Bonus problems.

1.

(5pts) Suppose that $\lim_{x \rightarrow a} f(x)$ exists, and $\lim_{x \rightarrow a} g(x)$ does not exist. What can one say about $\lim_{\mathop x\rightarrow a} (f(x)+g(x))$?

2.

(5pts) Is the function

$$f(x)=\left\{ \begin{tabular}{ll} $x\sin \frac{1}{x}$,& $x\ne 0$,\\ $0$, & $x=0$. \end{tabular}\right.$$

continuos on $(-\infty ,\infty )$? Differentiable on $(-\infty ,\infty )$?

3.

(5pts) The same question about

$$f(x)=\left\{ \begin{tabular}{ll} $x^2 \sin \frac{1}{x}$,& $x\ne 0$,\\ $0$, & $x=0$. \end{tabular}\right.$$

4.

(Done) Find all tangent lines to the curve y=x²+x+1 that go through the point (1,1).

5.

(Done) Show that there is no tangent line to the curve y=x²+x+1 that goes through the point (4,1).

6.

(Done) Suppose that we know that the functions $\sin x$ and $\cos x$ are differentiable, but we don't know their derivatives.

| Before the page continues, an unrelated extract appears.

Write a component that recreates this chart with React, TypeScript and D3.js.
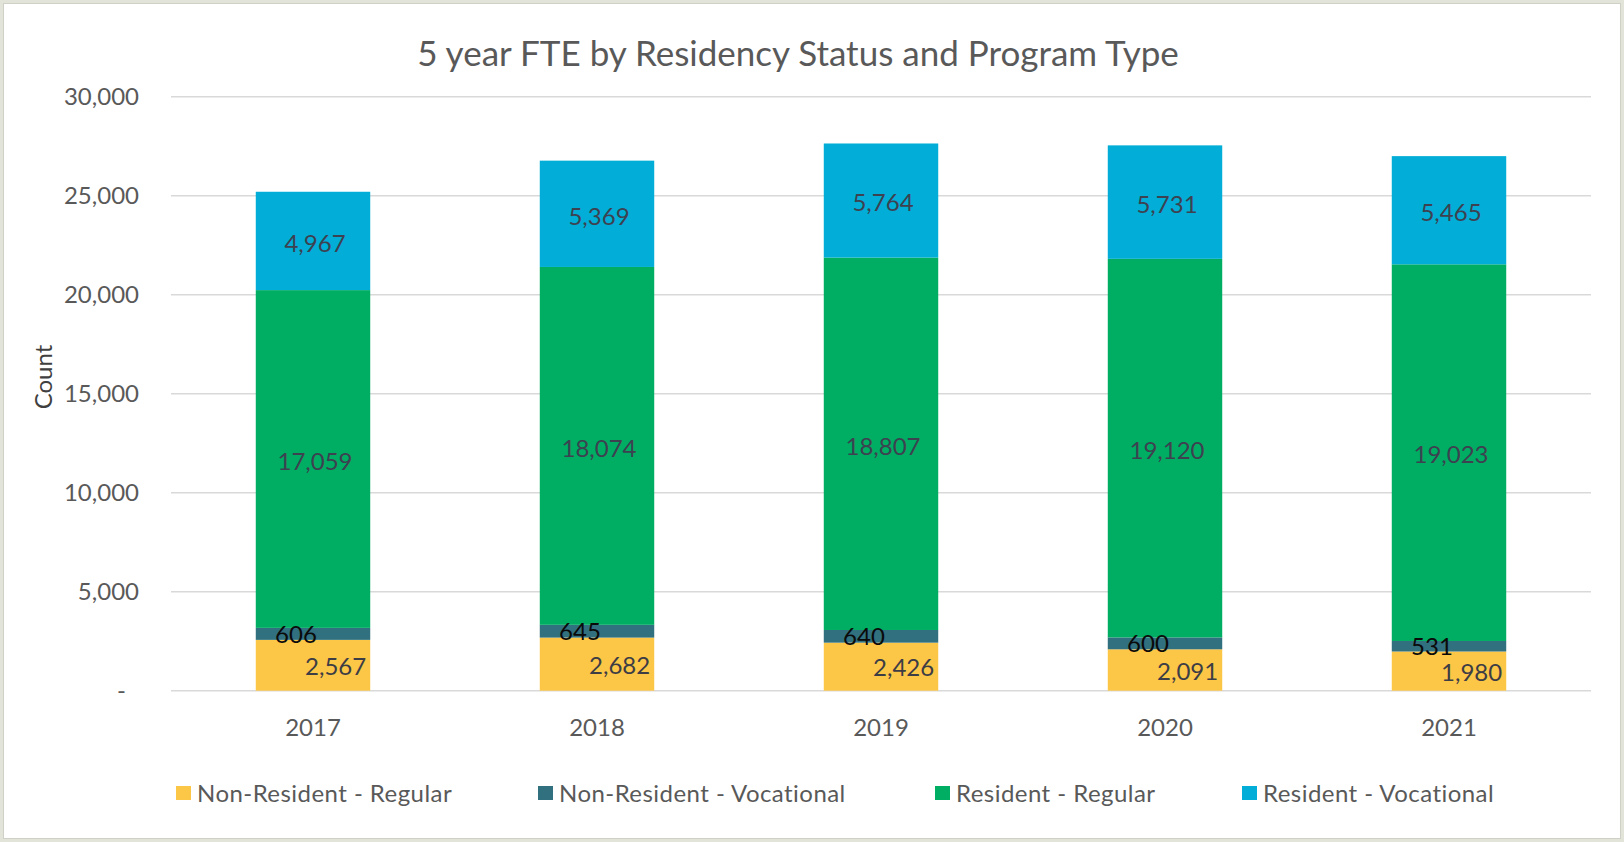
import React from "react";
import * as d3 from "d3";

const years = ["2017", "2018", "2019", "2020", "2021"];
const seriesNames = [
  "Non-Resident - Regular",
  "Non-Resident - Vocational",
  "Resident - Regular",
  "Resident - Vocational",
];
const nonResidentRegular = [2567, 2682, 2426, 2091, 1980];
const nonResidentVocational = [606, 645, 640, 600, 531];
const residentRegular = [17059, 18074, 18807, 19120, 19023];
const residentVocational = [4967, 5369, 5764, 5731, 5465];
const yTicks = [0, 5000, 10000, 15000, 20000, 25000, 30000];
const colors = ["#FCC646", "#31707E", "#00AE63", "#02AED7"];

const W = 1624;
const H = 842;
const FONT = "Lato, 'Open Sans', sans-serif";

export default function App() {
  const rows = years.map((y, i) => ({
    year: y,
    [seriesNames[0]]: nonResidentRegular[i],
    [seriesNames[1]]: nonResidentVocational[i],
    [seriesNames[2]]: residentRegular[i],
    [seriesNames[3]]: residentVocational[i],
  }));
  const stack = d3.stack<any>().keys(seriesNames)(rows);

  const x = d3
    .scaleBand<string>()
    .domain(years)
    .range([171, 1591])
    .paddingInner(0.597)
    .paddingOuter(0.597 / 2);
  const y = d3.scaleLinear().domain([0, 30000]).range([690.7, 96.7]);
  const fmt = d3.format(",");

  const legendX = [176, 538, 935, 1242];

  return (
    <svg
      width={W}
      height={H}
      style={{ position: "absolute", left: 0, top: 0 }}
      fontFamily={FONT}
    >
      <rect x={0} y={0} width={W} height={H} fill="#e3e4d9" />
      <rect x={3.5} y={3.5} width={W - 7} height={H - 7} fill="#ffffff" stroke="#cfd0c6" strokeWidth={1} />

      <text x={798} y={66} textAnchor="middle" fontSize={35} fill="#595959">
        5 year FTE by Residency Status and Program Type
      </text>

      {yTicks.map((t) => (
        <g key={t}>
          <line x1={171} x2={1591} y1={y(t)} y2={y(t)} stroke="#d9d9d9" strokeWidth={1.5} />
          <text
            x={t === 0 ? 126 : 139}
            y={y(t)}
            dy="0.36em"
            textAnchor="end"
            fontSize={24}
            fill="#595959"
          >
            {t === 0 ? "-" : fmt(t)}
          </text>
        </g>
      ))}

      <text
        transform="translate(52,377) rotate(-90)"
        textAnchor="middle"
        fontSize={24}
        fill="#404040"
      >
        Count
      </text>

      {stack.map((s, si) =>
        s.map((d, i) => (
          <rect
            key={si + "-" + i}
            x={x(years[i])}
            y={y(d[1])}
            width={x.bandwidth()}
            height={y(d[0]) - y(d[1])}
            fill={colors[si]}
          />
        ))
      )}

      {stack.map((s, si) =>
        s.map((d, i) => {
          const cx = (x(years[i]) as number) + x.bandwidth() / 2;
          const cy = (y(d[0]) + y(d[1])) / 2;
          const v = d[1] - d[0];
          if (si === 0) {
            return (
              <text key={"l" + si + i} x={(x(years[i]) as number) + x.bandwidth() - 4} y={cy} dy="0.4em" textAnchor="end" fontSize={24} fill="#3d3d45">
                {fmt(v)}
              </text>
            );
          }
          if (si === 1) {
            return (
              <text key={"l" + si + i} x={cx - 17} y={cy} dy="0.38em" textAnchor="middle" fontSize={24} fill="#0a0a0a">
                {fmt(v)}
              </text>
            );
          }
          return (
            <text key={"l" + si + i} x={cx + 2} y={cy} dy="0.45em" textAnchor="middle" fontSize={24} fill="#3d4150">
              {fmt(v)}
            </text>
          );
        })
      )}

      {years.map((yr) => (
        <text
          key={yr}
          x={(x(yr) as number) + x.bandwidth() / 2}
          y={727}
          dy="0.36em"
          textAnchor="middle"
          fontSize={24}
          fill="#595959"
        >
          {yr}
        </text>
      ))}

      {seriesNames.map((n, i) => (
        <g key={n}>
          <rect x={legendX[i]} y={786} width={15} height={14} fill={colors[i]} />
          <text x={legendX[i] + 21} y={793} dy="0.36em" fontSize={24} letterSpacing={0.45} fill="#595959">
            {n}
          </text>
        </g>
      ))}
    </svg>
  );
}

Using some trigonometric identities, for example,

$$\cos(\alpha -\beta )=\cos \alpha cos \beta + \sin\alpha \sin \beta,$$

$$\cos^2 \alpha +\sin^2 \alpha =1,$$

find the formulas for the derivatives of $\sin x$ and $\cos x$.

7.

(Done) Find the sum

$$1+x+x^2+\ldots\quad +x^n.$$

8.

(Done) Find the sum

$$1+2x+3x^2+\ldots\quad +nx^{n-1}.$$

9.

(5pts) Suppose that $\lim_{x \rightarrow a} f(x)$ and $\lim_{x \rightarrow a} g(x)$ do not exist. What can you say about $\lim_{\mathop x\rightarrow a} (f(x)+g(x))$? Give some examples.

10.

(6pts) Suppose that for some function f

$$\lim_{\mathop x\rightarrow 0} \left( f(x)+\frac{1}{f(x)}\right) =2.$$

Show that $\lim_{x\rightarrow 0} f(x)=1$.

11.

(5pts) Find the limit

$$\lim_{\mathop x\rightarrow 0} \frac{\sqrt[3]{2+\sin x}-\sqrt[3]{2+\tan x}}{x^3}.$$

12.

(Done) If f is differentiable, find

$$\lim_{\mathop x\rightarrow a} \frac{f(x)-f(a)}{x^3-a^3}.$$

13.

(5pts) Let a function f be differentiable at a. Find

$$\lim_{h\rightarrow 0} \frac{f(a+h)-f(a-h)}{h}.$$

14.

(5pts) Find the two points on the curve y=x⁴-2x²-x that have a common tangent line.